II. If you're going to Siena there are somethings that the children will enjoy above others - we think. One of them is climbing the big tower that stands high above the Piazza del Campo. Known as the Torre del Mangia it is high, and narrow and the views from the top are fabulous. From the top of the tower you can look away from the square, over the Mercato Nuovo and to what looks like an empty valley within the city walls. This whole area had been planned as an urban expansion in the 14th century until the black death swept across Europe and halved the population. The city extension was never built and today the valley remains empty, with some beautiful allottments set up to provide food to a little cafe. It can be a great respite from city exploring to walk down here and have a meal at the cafe, looking back up at the medieval city. On the left is a sketch I made from this very spot.

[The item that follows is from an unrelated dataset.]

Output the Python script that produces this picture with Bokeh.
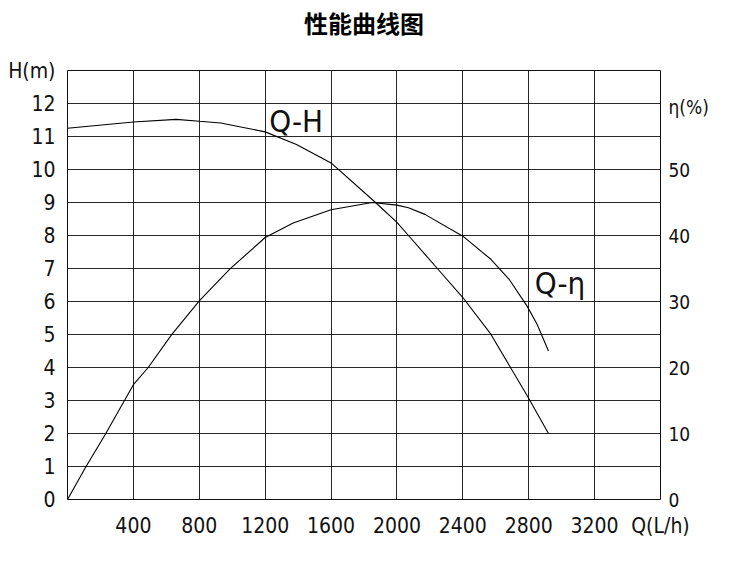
from bokeh.plotting import figure
from bokeh.models import Range1d, LinearAxis, FixedTicker, Label
from bokeh.embed import file_html
from bokeh.resources import INLINE

# ---- data ----
title_text = "性能曲线图"
q_ticks = [400, 800, 1200, 1600, 2000, 2400, 2800, 3200]
h_ticks = [0, 1, 2, 3, 4, 5, 6, 7, 8, 9, 10, 11, 12]
eta_ticks = [0, 10, 20, 30, 40, 50]
x_unit_label = "Q(L/h)"
h_unit_label = "H(m)"
eta_unit_label = "η(%)"

qh_q = [0, 400, 660, 800, 930, 1200, 1390, 1600, 1870, 2000, 2070, 2240, 2400, 2570, 2790, 2920]
qh_h = [11.25, 11.44, 11.52, 11.46, 11.41, 11.14, 10.76, 10.2, 9.0, 8.4, 8.0, 7.03, 6.12, 5.01, 3.15, 2.0]

qe_q = [0, 110, 230, 400, 490, 630, 800, 985, 1200, 1370, 1600, 1850, 2000, 2070, 2170, 2400, 2570, 2680, 2790, 2850, 2920]
qe_eta = [0, 4.9, 9.9, 17.4, 20.0, 24.9, 30.1, 34.9, 39.7, 41.9, 43.9, 45.0, 44.6, 44.2, 43.2, 39.9, 36.4, 33.4, 29.3, 26.6, 22.5]

FONT = "DejaVu Sans Condensed"
INK = "#111111"
Q_MAX, H_MAX, ETA_MAX = 3600, 13, 65

p = figure(frame_width=593, frame_height=429,
           x_range=Range1d(0, Q_MAX), y_range=Range1d(0, H_MAX),
           output_backend="svg", toolbar_location=None,
           min_border_left=67, min_border_right=85,
           min_border_top=70, min_border_bottom=58,
           background_fill_color="white", border_fill_color="white")

p.extra_y_ranges = {"eta": Range1d(0, ETA_MAX)}

p.outline_line_color = INK
p.outline_line_width = 1
p.outline_line_alpha = 1

xa = p.below[0]
ya = p.left[0]

xa.ticker = FixedTicker(ticks=q_ticks + [Q_MAX])
xa.major_label_overrides = {Q_MAX: x_unit_label}
ya.ticker = FixedTicker(ticks=h_ticks + [H_MAX])
ya.major_label_overrides = {H_MAX: h_unit_label}
ETA_LABEL_POS = 59.4
ra = LinearAxis(y_range_name="eta", ticker=FixedTicker(ticks=eta_ticks + [ETA_LABEL_POS]))
ra.major_label_overrides = {ETA_LABEL_POS: eta_unit_label}
p.add_layout(ra, "right")

for ax in (xa, ya, ra):
    ax.axis_line_color = None
    ax.major_tick_line_color = None
    ax.minor_tick_line_color = None
    ax.major_tick_out = 0
    ax.major_tick_in = 0
    ax.major_label_text_font = FONT
    ax.major_label_text_font_size = "21px"
    ax.major_label_text_color = INK
ra.major_label_text_font_size = "19px"
xa.major_label_standoff = 14
ya.major_label_standoff = 12
ra.major_label_standoff = 8

# chart title, carried by an empty axis above the frame
ta = LinearAxis(ticker=FixedTicker(ticks=[]), axis_label=title_text)
ta.axis_line_color = None
ta.major_tick_line_color = None
ta.minor_tick_line_color = None
ta.major_tick_out = 0
ta.major_tick_in = 0
ta.major_label_text_font_size = "0px"
ta.major_label_standoff = 0
ta.axis_label_text_font = "Noto Sans CJK SC"
ta.axis_label_text_font_size = "24px"
ta.axis_label_text_font_style = "bold"
ta.axis_label_text_color = "black"
ta.axis_label_standoff = 31
p.add_layout(ta, "above")

p.xgrid.ticker = FixedTicker(ticks=q_ticks)
p.ygrid.ticker = FixedTicker(ticks=h_ticks)
for g in (p.xgrid[0], p.ygrid[0]):
    g.grid_line_color = INK
    g.grid_line_width = 1
    g.grid_line_alpha = 0.9

p.line(qh_q, qh_h, line_color="black", line_width=1.1)
p.line(qe_q, qe_eta, y_range_name="eta", line_color="black", line_width=1.1)

p.add_layout(Label(x=1388, y=11.46, text="Q-H", text_font=FONT, text_font_size="31px",
                   text_align="center", text_baseline="middle", text_color=INK))
p.add_layout(Label(x=2990, y=6.56, text="Q-η", text_font=FONT, text_font_size="31px",
                   text_align="center", text_baseline="middle", text_color=INK))

open("out.html", "w").write(file_html(p, INLINE))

III. Perugia's hidden city. More exploring, this time in Perugia, about an hour away from Valdambra. Park at the railway station (or take the train from Arezzo) and then get on the escalators that carry up towards the old city. Halfway up the hill the escalators, which are long and built in stages, head underground and come out into a medieval city that's underneath the actual city above! When a lord of the city wanted to expand his fortress he just ordered people out of their homes then built his fortress on top of them. Today you can explore these old medieval streets, left as the were save for the vaulted brick arches that hold the fortress above them. After walking through the underground alleyways you will pop out in the city centre - a wonderful way to arrive in a city!